Abstract

Email pervades every aspect of our daily lives. In her book, Email and Everyday: Stories of Disclosure, Trust, and Digital Labor, Esther Milne provides a comprehensive and critical exploration of the significant role that email plays in shaping people's digital media practices across diverse contexts.
Drawing on a mixed-method approach by incorporating online surveys and interviews, the book is structured into three sections: “Histories and Landscapes;” “Affect and Labor;” and “Archives and Publics.” Each section productively situates and examines email use in distinctive domains. The first section offers an overview of email's historical and technical foundations, highlighting the invention and development of email as shaped by cultural, industrial, and economic factors. The second section delves into email use in a workplace setting. Focusing on its affective aspect, the author coins the term “bureaucratic intensity” to describe how emotions influence email exchanges in professional contexts. Emails become personalized despite the expectation of maintaining a certain level of professionalism and rationality in the workplace. The section also articulates email governance, showing the often-invisible digital labor performed by moderators and administrators in managing email exchanges in discussion lists and groups. The third section examines the technical and social conditions that enable emails to be disclosed and made publicly accessible, highlighting the archival infrastructures of email communication.

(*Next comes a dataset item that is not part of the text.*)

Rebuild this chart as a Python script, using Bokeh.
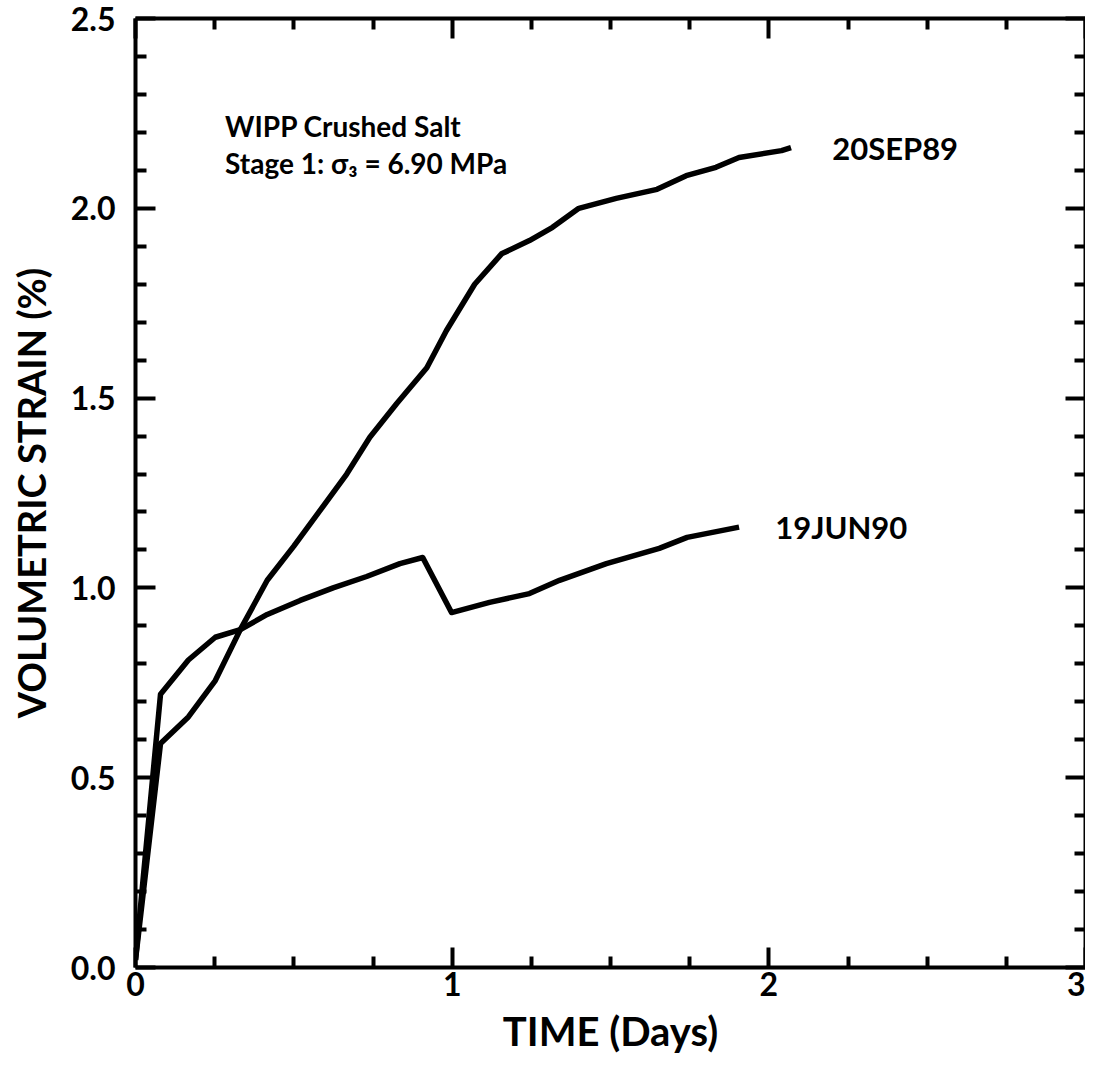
from bokeh.plotting import figure
from bokeh.models import LinearAxis, FixedTicker, Range1d, NumeralTickFormatter, Label
from bokeh.embed import file_html
from bokeh.resources import INLINE

# Data
sep89_t = [0.0, 0.079, 0.167, 0.252, 0.331, 0.416, 0.50, 0.583, 0.667, 0.74, 0.825, 0.92, 0.982,
           1.071, 1.156, 1.244, 1.317, 1.40, 1.518, 1.647, 1.739, 1.833, 1.906, 2.04, 2.07]
sep89_v = [0.02, 0.59, 0.66, 0.756, 0.89, 1.02, 1.11, 1.204, 1.30, 1.397, 1.486, 1.58, 1.678,
           1.80, 1.88, 1.915, 1.95, 2.0, 2.026, 2.05, 2.086, 2.108, 2.134, 2.152, 2.16]
jun90_t = [0.0, 0.079, 0.167, 0.252, 0.331, 0.416, 0.52, 0.624, 0.73, 0.835, 0.907, 0.998,
           1.118, 1.244, 1.339, 1.487, 1.654, 1.742, 1.906]
jun90_v = [0.02, 0.72, 0.81, 0.87, 0.89, 0.93, 0.967, 1.0, 1.03, 1.064, 1.08, 0.935,
           0.962, 0.985, 1.02, 1.064, 1.104, 1.133, 1.16]

x_major = [0, 1, 2, 3]
x_minor = [0.25, 0.5, 0.75, 1.25, 1.5, 1.75, 2.25, 2.5, 2.75]
y_major = [0.0, 0.5, 1.0, 1.5, 2.0, 2.5]
y_minor = [round(0.1 * i, 1) for i in range(26) if i % 5 != 0]

FONT = "Lato"

p = figure(width=1085, height=1058, output_backend="svg", toolbar_location=None,
           x_range=Range1d(0, 3), y_range=Range1d(0, 2.5),
           min_border_left=135, min_border_right=0, min_border_top=18, min_border_bottom=91,
           x_axis_location=None, y_axis_location=None)
p.outline_line_color = None
p.grid.visible = False
p.background_fill_color = "white"
p.border_fill_color = "white"

def style(ax, labels=True):
    ax.axis_line_width = 4
    ax.axis_line_color = "black"
    ax.major_tick_in = 20
    ax.major_tick_out = 0
    ax.minor_tick_in = 11
    ax.minor_tick_out = 0
    ax.major_tick_line_width = 4
    ax.minor_tick_line_width = 4
    ax.major_label_text_font = FONT
    ax.major_label_text_font_style = "bold"
    ax.major_label_text_font_size = "32px"
    ax.major_label_text_color = "black"
    ax.axis_label_text_font = FONT
    ax.axis_label_text_font_style = "bold"
    ax.axis_label_text_font_size = "38px"
    ax.axis_label_text_color = "black"
    if not labels:
        ax.major_label_text_font_size = "0px"
        ax.major_label_text_alpha = 0
        ax.major_label_standoff = 0

xt = FixedTicker(ticks=x_major, minor_ticks=x_minor)
yt = FixedTicker(ticks=y_major, minor_ticks=y_minor)

xb = LinearAxis(ticker=xt, axis_label="TIME (Days)")
style(xb)
xb.axis_label_text_font_size = "40px"
xb.major_label_standoff = 4
xb.axis_label_standoff = 8
p.add_layout(xb, "below")

xa = LinearAxis(ticker=xt)
style(xa, labels=False)
p.add_layout(xa, "above")

yl = LinearAxis(ticker=yt, axis_label="VOLUMETRIC STRAIN (%)",
                formatter=NumeralTickFormatter(format="0.0"))
style(yl)
yl.major_label_standoff = 20
yl.axis_label_standoff = 14
p.add_layout(yl, "left")

yr = LinearAxis(ticker=yt)
style(yr, labels=False)
p.add_layout(yr, "right")

p.line(sep89_t, sep89_v, line_width=5.5, line_color="black", line_join="round")
p.line(jun90_t, jun90_v, line_width=5.5, line_color="black", line_join="round")

def lab(x, y, t, size="31px", align="left"):
    p.add_layout(Label(x=x, y=y, text=t, text_font=FONT, text_font_style="bold",
                       text_font_size=size, text_color="black", text_baseline="middle",
                       text_align=align))

lab(0.283, 2.218, "WIPP Crushed Salt", "28px")
lab(0.283, 2.12, "Stage 1: σ₃ = 6.90 MPa", "28px")
lab(2.2, 2.16, "20SEP89")
lab(2.02, 1.16, "19JUN90")

open("out.html", "w").write(file_html(p, INLINE))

A salient feature of this section is a compelling discussion on the ethical implications of the public release of large-scale email datasets, using examples from the Enron corpus and Hillary Clinton's private email server. Additionally, this section explores the creative potential of email through artistic works that are produced on and through this medium, such as the “email novel” and “typewriter art.”
Email and Everyday: Stories of Disclosure, Trust, and Digital Labor advances our understanding of the implications of email on people's personal and professional lives. It is a timely and critical piece, underscoring the ubiquity of email in an increasingly mobile era. A standout aspect of the book is that it engages with the historical, commercial, and archival dimensions of email situated in both private and institutional spaces of everyday life, contributing to critical research in the field of mobile media and communication studies. By considering wider social, cultural, economic, and political forces shaping everyday mediated communication, it exposes the multifaceted ways in which email is produced, experienced, perceived, and even politicized.
Enriched with critical analysis and empirical evidences, this book has touched on key themes on email communication, including the practice of disclosure, building trust, and digital labor. This approach serves an important take-off point to unpack a nuanced understanding of people's everyday engagement with email. Indeed, the book offers critical insights into the possibilities and politics of email communication, making it a valuable resource for students and scholars seeking to understand the complexities of email and its role in mediating people's everyday digital lifeworlds.